A exposição Bárbaras Garotas, instalada desde 13 de julho no bar Era Só o Que Faltava, na Água Verde, em Curitiba, corre o risco de não chegar à data do encerramento, em 30 de setembro. A mostra com 11 fotografias manipuladas em computador tem como modelo ninguém menos do que um dos maiores ícones da indústria no século 20, a boneca Barbie, colocada em situações sensuais e homoeróticas. Foi o princípio da confusão. A designer e artista plástica curitibana Karin Schwarz, 32 anos, autora das obras, recebeu na quinta-feira da semana passada uma notificação extrajudicial dos representantes brasileiros da indústria de brinquedos Mattel, com sede na Califórnia, nos Estados Unidos, pedindo que encerre em cinco dias o expediente no bar e retire as imagens do site em que abriga seu trabalho, o karuska.com.br.
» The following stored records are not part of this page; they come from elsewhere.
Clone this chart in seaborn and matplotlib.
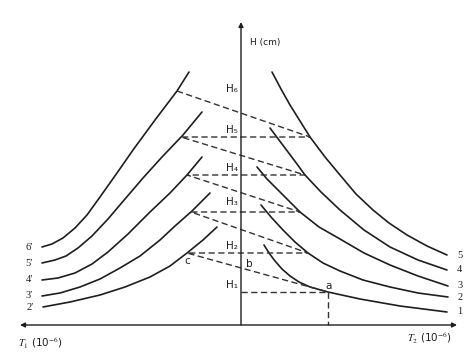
import matplotlib
matplotlib.use("Agg")
import matplotlib.pyplot as plt
import seaborn as sns
import pandas as pd

# T2 side curves (right), numbered 1-5: (T2, H) in arbitrary units
t2_curves = {
    '1': ([23, 28, 34, 41, 49, 58, 69, 87, 119, 159, 206], [80, 72, 64, 56, 49, 43, 38, 33, 26, 19, 13]),
    '2': ([20, 30, 42, 54, 67, 82, 99, 122, 149, 177, 207], [120, 108, 95, 83, 72, 62, 54, 45, 38, 32, 28]),
    '3': ([16, 26, 37, 48, 59, 78, 99, 123, 149, 177, 207], [158, 146, 135, 124, 113, 98, 86, 72, 60, 49, 39]),
    '4': ([29, 38, 47, 56, 64, 80, 99, 123, 149, 177, 206], [197, 185, 173, 161, 150, 133, 115, 95, 78, 65, 55]),
    '5': ([31, 40, 49, 59, 69, 84, 99, 115, 132, 148, 166, 186, 206], [253, 236, 220, 204, 188, 168, 150, 131, 115, 102, 90, 79, 70]),
}

# T1 side curves (left), numbered 2'-6': (T1, H)
t1_curves = {
    "2\u2032": ([198, 171, 141, 116, 91, 71, 54, 38, 24], [18, 23, 30, 38, 48, 59, 72, 85, 98]),
    "3\u2032": ([199, 181, 161, 141, 121, 101, 81, 66, 49, 31], [29, 32, 38, 46, 57, 69, 85, 99, 114, 132]),
    "4\u2032": ([199, 183, 166, 149, 133, 113, 91, 71, 54, 39], [45, 47, 52, 61, 73, 91, 113, 132, 150, 168]),
    "5\u2032": ([199, 186, 175, 163, 149, 133, 116, 98, 79, 58, 39], [62, 65, 69, 77, 89, 106, 126, 147, 168, 190, 213]),
    "6\u2032": ([199, 189, 178, 166, 154, 141, 124, 108, 86, 64, 52], [78, 81, 87, 97, 110, 128, 152, 175, 205, 234, 253]),
}

# construction: zigzag between the curve families (signed T, H)
zig_t = [-64, 69, -60, 64, -54, 59, -50, 67, -54, 87]
zig_h = [234, 188, 188, 150, 150, 113, 113, 72, 72, 33]
h_labels = ['H\u2086', 'H\u2085', 'H\u2084', 'H\u2083', 'H\u2082', 'H\u2081']
h_label_y = [236, 195, 157, 123, 79, 40]
point_a = (87, 33)

ink = '#1e1e1e'
dash_col = '#333333'
dash = (0, (4.5, 2.5))

sns.set_style('white')
plt.rcParams['font.family'] = ['DejaVu Sans']
plt.rcParams['mathtext.fontset'] = 'stix'

fig = plt.figure(figsize=(4.72, 3.54), dpi=100)
ax = fig.add_axes([0, 0, 1, 1])

for name, (t, h) in t2_curves.items():
    df = pd.DataFrame({'T': t, 'H': h})
    sns.lineplot(data=df, x='T', y='H', sort=False, estimator=None, color=ink, lw=1.2, ax=ax)
    ax.text(t[-1] + 10, h[-1], name, fontsize=7.5, family='Liberation Serif', ha='left', va='center', color=ink)

for name, (t, h) in t1_curves.items():
    df = pd.DataFrame({'T': [-v for v in t], 'H': h})
    sns.lineplot(data=df, x='T', y='H', sort=False, estimator=None, color=ink, lw=1.2, ax=ax)
    ax.text(-t[0] - 13, h[0], name, fontsize=7.5, family='Liberation Serif', ha='center', va='center', color=ink)

# dashed construction lines
ax.plot(zig_t, zig_h, ls=dash, color=dash_col, lw=1.0)
ax.plot([0, point_a[0]], [point_a[1], point_a[1]], ls=dash, color=dash_col, lw=1.0)
ax.plot([point_a[0], point_a[0]], [point_a[1], 0], ls=dash, color=dash_col, lw=1.0)

for lab, y in zip(h_labels, h_label_y):
    ax.text(-3, y, lab, fontsize=7.5, ha='right', va='center', color=ink)

ax.text(point_a[0] + 1, point_a[1] + 6, 'a', fontsize=7.5, ha='center', va='center', color=ink)
ax.text(8, 61, 'b', fontsize=7.5, ha='center', va='center', color=ink)
ax.text(-54, 64, 'c', fontsize=7.5, ha='center', va='center', color=ink)

# axes with arrows
ax.annotate('', xy=(216, 0), xytext=(-221, 0),
            arrowprops=dict(arrowstyle='<|-|>', color=ink, lw=1.0, mutation_scale=7, shrinkA=0, shrinkB=0))
ax.annotate('', xy=(0, 303), xytext=(0, 0),
            arrowprops=dict(arrowstyle='-|>', color=ink, lw=1.0, mutation_scale=7, shrinkA=0, shrinkB=0))

ax.text(9, 283, 'H (cm)', fontsize=6.5, ha='left', va='center', color=ink)
ax.text(-223, -18, r'$T_1$ (10$^{-6}$)', fontsize=7.5, ha='left', va='center', color=ink)
ax.text(166, -13, r'$T_2$ (10$^{-6}$)', fontsize=7.5, ha='left', va='center', color=ink)

ax.set_xlim(-241, 231)
ax.set_ylim(-29, 325)
ax.set_axis_off()

fig.savefig('out.png', dpi=100)
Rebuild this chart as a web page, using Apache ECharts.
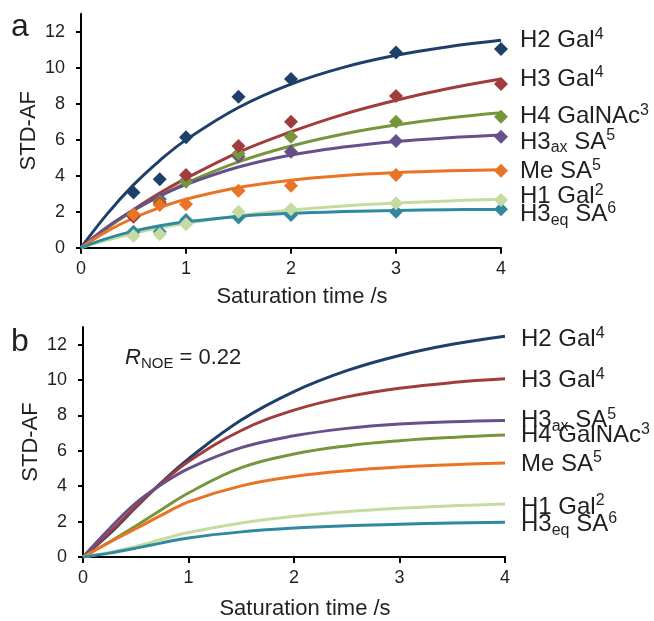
<!DOCTYPE html>
<html>
<head>
<meta charset="utf-8">
<script src="https://cdn.jsdelivr.net/npm/echarts@6/dist/echarts.min.js"></script>
<style>
html, body { margin: 0; padding: 0; background: #fff; }
#chart { width: 654px; height: 621px; }
</style>
</head>
<body>
<div id="chart"></div>
<script>
// measured saturation times (s) and the time grid used to read the fitted curves
const tPts = [0.5, 0.75, 1, 1.5, 2, 3, 4];
const tFit = [0, 0.25, 0.5, 0.75, 1, 1.5, 2, 2.5, 3, 3.5, 4];
const xTicks = [0, 1, 2, 3, 4];
const yTicks = [0, 2, 4, 6, 8, 10, 12];

// panel a: experimental STD-AF points
const h2GalPts = [3.06, 3.80, 6.13, 8.39, 9.37, 10.85, 11.04];
const h3GalPts = [1.72, 2.45, 4.04, 5.65, 7.00, 8.43, 9.09];
const h4GalNAcPts = [1.85, 2.55, 3.67, 5.24, 6.17, 7.00, 7.28];
const h3axSAPts = [1.80, 2.69, 3.72, 5.06, 5.33, 5.93, 6.17];
const meSAPts = [1.85, 2.37, 2.41, 3.17, 3.44, 4.04, 4.28];
const h1GalPts = [0.65, 0.75, 1.30, 2.00, 2.13, 2.47, 2.65];
const h3eqSAPts = [0.89, 0.89, 1.54, 1.68, 1.81, 2.00, 2.13];

// panel a: fitted curves
const h2GalFit = [0, 1.88, 3.49, 4.84, 5.99, 7.79, 9.09, 10.02, 10.69, 11.17, 11.52];
const h3GalFit = [0, 1.11, 2.11, 3.03, 3.85, 5.30, 6.44, 7.41, 8.19, 8.84, 9.37];
const h4GalNAcFit = [0, 1.10, 2.05, 2.87, 3.59, 4.77, 5.65, 6.32, 6.82, 7.21, 7.50];
const h3axSAFit = [0, 1.15, 2.09, 2.87, 3.51, 4.48, 5.15, 5.59, 5.90, 6.11, 6.26];
const meSAFit = [0, 0.92, 1.65, 2.23, 2.69, 3.34, 3.75, 4.01, 4.17, 4.27, 4.33];
const h1GalFit = [0, 0.42, 0.79, 1.10, 1.36, 1.78, 2.09, 2.32, 2.48, 2.60, 2.69];
const h3eqSAFit = [0, 0.52, 0.92, 1.22, 1.44, 1.74, 1.91, 2.01, 2.07, 2.11, 2.12];

// panel b: simulated curves (R_NOE = 0.22)
const h2GalSim = [0, 1.30, 2.80, 4.25, 5.55, 7.74, 9.35, 10.53, 11.39, 12.02, 12.48];
const h3GalSim = [0, 1.38, 2.85, 4.20, 5.40, 7.15, 8.30, 9.05, 9.54, 9.86, 10.07];
const h3axSASim = [0, 1.60, 3.05, 4.12, 5.00, 6.18, 6.85, 7.27, 7.52, 7.65, 7.72];
const h4GalNAcSim = [0, 0.85, 1.75, 2.70, 3.62, 5.05, 5.82, 6.28, 6.57, 6.76, 6.89];
const meSASim = [0, 0.82, 1.60, 2.38, 3.12, 4.02, 4.55, 4.88, 5.09, 5.22, 5.31];
const h1GalSim = [0, 0.26, 0.60, 1.00, 1.38, 1.92, 2.30, 2.56, 2.75, 2.89, 3.00];
const h3eqSASim = [0, 0.22, 0.50, 0.80, 1.08, 1.42, 1.64, 1.77, 1.85, 1.92, 1.96];

// label texts (rich text: b = normal, sup / sub)
const labH2Gal = '{b|H2 Gal}{sup|4}';
const labH3Gal = '{b|H3 Gal}{sup|4}';
const labH4GalNAc = '{b|H4 GalNAc}{sup|3}';
const labH3axSA = '{b|H3}{sub|ax}{b| SA}{sup|5}';
const labMeSA = '{b|Me SA}{sup|5}';
const labH1Gal = '{b|H1 Gal}{sup|2}';
const labH3eqSA = '{b|H3}{sub|eq}{b| SA}{sup|6}';

const FONT = "'Liberation Sans', Arial, Helvetica, sans-serif";
const TXT = '#231f20';
const C = {
  navy: '#1f3f6b',
  red: '#a03c3c',
  green: '#77963c',
  purple: '#67508a',
  orange: '#ea7425',
  lime: '#c5dba0',
  teal: '#3189a0'
};

const rich = {
  b: { fontSize: 24, color: TXT, fontFamily: FONT, lineHeight: 28 },
  sup: { fontSize: 16, color: TXT, fontFamily: FONT, verticalAlign: 'top', lineHeight: 16 },
  sub: { fontSize: 16, color: TXT, fontFamily: FONT, verticalAlign: 'bottom', lineHeight: 14 }
};

let pair = (xs, ys) => xs.map((x, i) => [x, ys[i]]);

let fitLine = (name, data, color, grid, text, dy) => ({
  name: name,
  type: 'line',
  xAxisIndex: grid,
  yAxisIndex: grid,
  data: pair(tFit, data),
  smooth: 0.4,
  symbol: 'none',
  lineStyle: { color: color, width: 3 },
  z: 2,
  endLabel: {
    show: true,
    formatter: text,
    distance: grid === 0 ? 19 : 16,
    offset: [0, dy],
    rich: rich
  }
});

let pointSeries = (name, data, color) => ({
  name: name,
  type: 'scatter',
  xAxisIndex: 0,
  yAxisIndex: 0,
  data: pair(tPts, data),
  symbol: 'diamond',
  symbolSize: 14,
  itemStyle: { color: color, opacity: 1 },
  z: 3
});

let xAxisCfg = (grid) => ({
  type: 'value',
  gridIndex: grid,
  min: 0,
  max: 4,
  interval: 1,
  name: 'Saturation time /s',
  nameLocation: 'middle',
  nameGap: grid === 0 ? 38 : 41,
  nameTextStyle: { fontSize: 22, color: TXT, fontFamily: FONT, padding: [0, 0, 0, 22] },
  axisLine: { show: true, lineStyle: { color: '#000', width: 2 } },
  axisTick: { show: true, length: 6, lineStyle: { color: '#000', width: 2 }, customValues: xTicks },
  axisLabel: { fontSize: 18, color: TXT, fontFamily: FONT, margin: 12, customValues: xTicks },
  splitLine: { show: false }
});

let yAxisCfg = (grid) => ({
  type: 'value',
  gridIndex: grid,
  min: 0,
  max: 13,
  interval: 2,
  name: 'STD-AF',
  nameLocation: 'middle',
  nameGap: 41,
  nameMoveOverlap: false,
  nameTextStyle: { fontSize: 22, color: TXT, fontFamily: FONT },
  axisLine: { show: true, lineStyle: { color: '#000', width: 2 } },
  axisTick: { show: true, length: 5, lineStyle: { color: '#000', width: 2 }, customValues: yTicks },
  axisLabel: { fontSize: 18, color: TXT, fontFamily: FONT, margin: 16, customValues: yTicks },
  splitLine: { show: false }
});

let option = {
  backgroundColor: '#fff',
  animation: false,
  title: [
    { text: 'a', left: 6, top: 6, textStyle: { fontSize: 32, fontWeight: 'normal', color: TXT, fontFamily: FONT } },
    { text: 'b', left: 6, top: 321, textStyle: { fontSize: 32, fontWeight: 'normal', color: TXT, fontFamily: FONT } },
    {
      text: '{r|R}{s|NOE}{n| = 0.22}',
      left: 120,
      top: 340,
      textStyle: {
        fontWeight: 'normal',
        rich: {
          r: { fontSize: 22, fontStyle: 'italic', fontWeight: 'normal', color: TXT, fontFamily: FONT, lineHeight: 26 },
          s: { fontSize: 15, fontWeight: 'normal', color: TXT, fontFamily: FONT, verticalAlign: 'bottom', lineHeight: 12 },
          n: { fontSize: 22, fontWeight: 'normal', color: TXT, fontFamily: FONT, lineHeight: 26 }
        }
      }
    }
  ],
  grid: [
    { left: 81, top: 13.7, width: 420, height: 234 },
    { left: 83, top: 327, width: 422, height: 234 }
  ],
  xAxis: [xAxisCfg(0), xAxisCfg(1)],
  yAxis: [yAxisCfg(0), yAxisCfg(1)],
  series: [
    // panel a curves
    fitLine('H2 Gal fit', h2GalFit, C.navy, 0, labH2Gal, 0),
    fitLine('H3 Gal fit', h3GalFit, C.red, 0, labH3Gal, 0),
    fitLine('H4 GalNAc fit', h4GalNAcFit, C.green, 0, labH4GalNAc, 4),
    fitLine('H3ax SA fit', h3axSAFit, C.purple, 0, labH3axSA, 7),
    fitLine('Me SA fit', meSAFit, C.orange, 0, labMeSA, 2),
    fitLine('H1 Gal fit', h1GalFit, C.lime, 0, labH1Gal, -3),
    fitLine('H3eq SA fit', h3eqSAFit, C.teal, 0, labH3eqSA, 5),
    // panel a points
    pointSeries('H3eq SA', h3eqSAPts, C.teal),
    pointSeries('H1 Gal', h1GalPts, C.lime),
    pointSeries('H3ax SA', h3axSAPts, C.purple),
    pointSeries('H4 GalNAc', h4GalNAcPts, C.green),
    pointSeries('H3 Gal', h3GalPts, C.red),
    pointSeries('Me SA', meSAPts, C.orange),
    pointSeries('H2 Gal', h2GalPts, C.navy),
    // panel b curves
    fitLine('H2 Gal sim', h2GalSim, C.navy, 1, labH2Gal, 3),
    fitLine('H3 Gal sim', h3GalSim, C.red, 1, labH3Gal, 2),
    fitLine('H3ax SA sim', h3axSASim, C.purple, 1, labH3axSA, 0),
    fitLine('H4 GalNAc sim', h4GalNAcSim, C.green, 1, labH4GalNAc, 0),
    fitLine('Me SA sim', meSASim, C.orange, 1, labMeSA, 1),
    fitLine('H1 Gal sim', h1GalSim, C.lime, 1, labH1Gal, 3),
    fitLine('H3eq SA sim', h3eqSASim, C.teal, 1, labH3eqSA, 2)
  ]
};

let myChart = echarts.init(document.getElementById('chart'), null, { renderer: 'canvas' });
myChart.setOption(option);
</script>
</body>
</html>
A reportagem da Gazeta do Povo não teve acesso ao documento nem à identidade dos advogados. Mas, segundo Karin Schwarz e sua advogada, Silene Hirata, a alegação da Mattel é de que a Barbie é um produto para crianças. A maneira como está retratada na mostra, em tese, estaria ferindo os princípios de proteção à infância. O texto não fala, mas, na opinião do artista, o que teria desagradado não foi o uso da imagem, mas a alusão ao homossexualismo. Silene Hirata, que trabalha para o Grupo Dignidade, ONG voltada para a defesa dos direitos dos gays, lésbicas e simpatizantes, acha que é cedo para interpretar as motivações da empresa.
Para Silene, o momento é de se blindar para que a Mattel, caso entre na Justiça com uma liminar, a partir de amanhã, quando se encerra o prazo que deu a Karin Schwarz, não tenha o direito de confiscar as obras, o que seria muito mais traumático. Outro passo é entender porque a Mattel alegou crime contra direitos autorais, que combate a apropriação indevida de obras de arte, como peças de teatro e romances, áreas em que a Barbie não se aventurou. O caso das Barbies teria mais a ver com a Lei de Patentes e com propriedade intelectual. Como Karin não vende bonecas, nem as falsifica no fundo do quintal, mas faz uso delas para uma atividade criativa, a ação seria tempo perdido.
O advogado Sérgio Said Staut Júnior, 29 anos, especializado em direitos autorais, explica que se trata de um hard case como são chamados os casos em que princípios jurídicos entram em curto-circuito. Tanto a Constituição quanto a Lei de Direitos Autorais reconhecem a liberdade de expressão e a abordagem crítica de obras e produtos que tenham significado para a sociedade. A Barbie ícone da magreza e da beldade, logo passível de ser objeto da arte e do intelecto é o caso. Mas o juiz pode entender que a apropriação extrapolou os limites do aceitável, causando danos à empresa, que faltou pedir autorização aos interessados ou que se trata de um dano moral. "Ele vai ter de aplicar o princípio da razoabilidade", explica.
Staut Júnior não viu as fotografias manipuladas, mas admite estranhar a estratégia adotada para o caso. A Mattel não produz as imagens que Karin faz em seu laboratório. Logo, não é dona das obras. "A artista deu uma outra leitura à boneca, o que descarta apropriação indevida. A preocupação deve ser com possíveis danos patrimoniais à empresa", comenta. O fato de ser um atentado à infância também não procede, pois cabe ao Ministério Público a aplicação do Estatuto da Criança e do Adolescente.
Brigas como a da Barbie pipocam por aí, a exemplo do livro Estrela Solitária, biografia de Garrincha, escrita pelo jornalista Ruy Castro. As cópias foram retiradas das livrarias até que a briga entre o autor e a família do jogador seja resolvida. Outro exemplo é o filme Supersize Me, de Morgan Spurlock, que metralhou as redes de fast-food. Silene Hirata, inclusive, teme que essa discussão se estenda por meses e cause danos financeiros a sua cliente, caso a ação seja julgada de forma conservadora.